Pakistan’s Economy Sees Fiscal Surplus, Driven by Central Bank Profits

KARACHI: Pakistan’s economy recorded a fiscal surplus of 1.6% of GDP in the first quarter of Fiscal Year 2026, amounting to Rs2.1 trillion. This compares to a surplus of 1.7% in the same period last year and a deficit of 2.8% in the previous quarter. A significant contributor to this surplus was a substantial profit of Rs2.42 trillion from the State Bank of Pakistan (SBP).

The primary surplus for the quarter stood at 2.7% of GDP, or Rs3.5 trillion, slightly lower than the 2.8% recorded in the first quarter of Fiscal Year 2025. The SBP’s profits, credited annually due to a recent amendment, played a crucial role, as the central bank reported higher profits due to record high Open Market Operation positions in the previous fiscal year.

After adjusting for the SBP profit, the fiscal deficit was 0.2% of GDP, while the primary surplus was 0.8%. This is a slight improvement from the fiscal deficit of 0.5% and the primary surplus of 0.6% in the first quarter of the previous year.

The government utilized the surplus to retire Rs2.0 trillion in domestic borrowing and Rs38 billion in external borrowing. However, interest expenses rose by 5% year-on-year to Rs1.4 trillion, attributed to increased borrowing levels. Future interest expenses are expected to rise further due to upcoming maturities and payments.

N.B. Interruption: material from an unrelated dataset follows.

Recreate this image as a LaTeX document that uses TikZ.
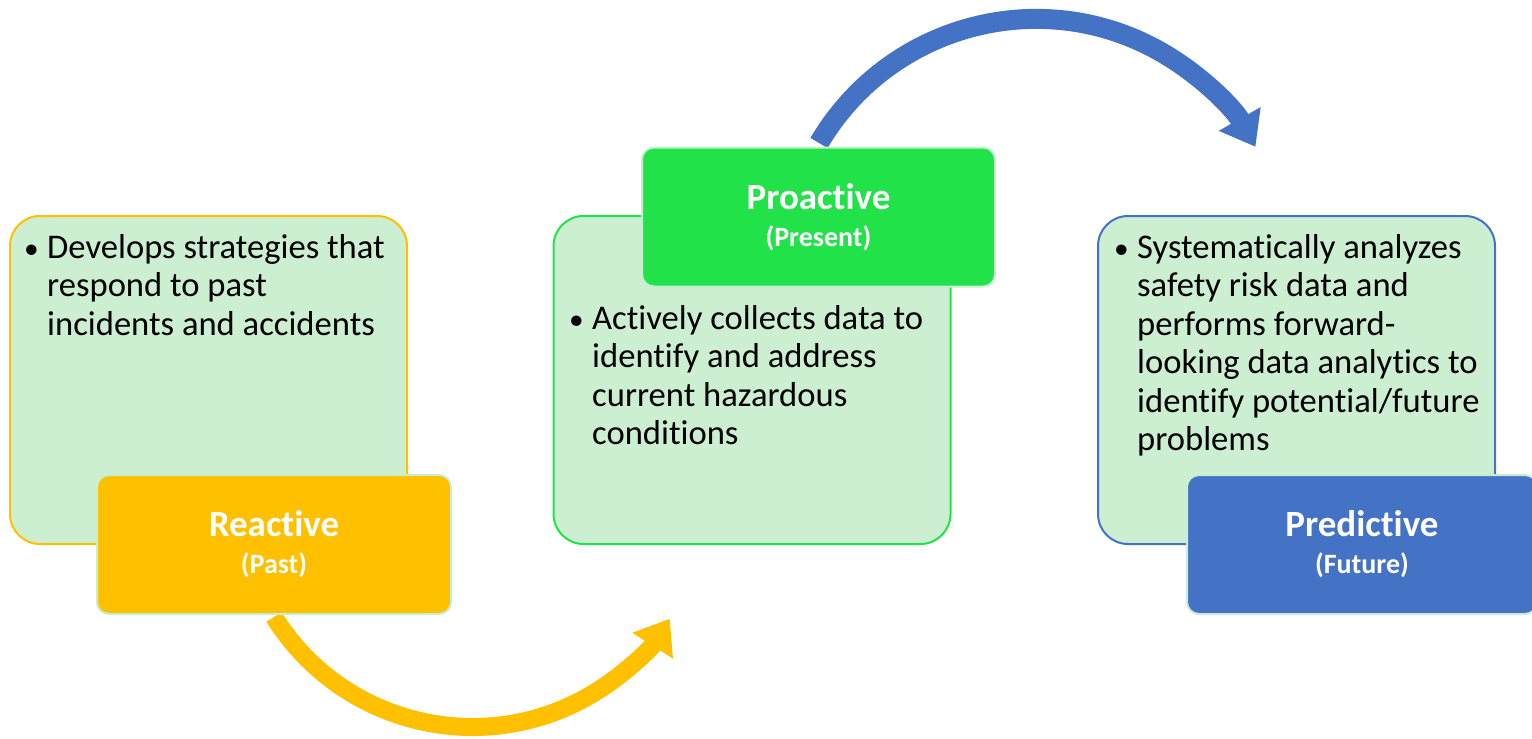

The Federal Board of Revenue’s tax plus Petroleum Development Levy to GDP ratio increased to 2.51%, while Public Sector Development Program (PSDP) spending remained steady at 0.23%-0.24% of GDP. Development expenditure reached Rs295 billion, marking a 7% year-on-year increase, and defense expenses rose by 9%.

Transfers to provinces were 56.3% of tax revenues, nearly unchanged from 56.4% last year. Analysts anticipate a fiscal deficit of 4.6% of GDP for Fiscal Year 2026, exceeding the government’s target of 3.9%, due to anticipated flood-related expenditures and potential revenue losses.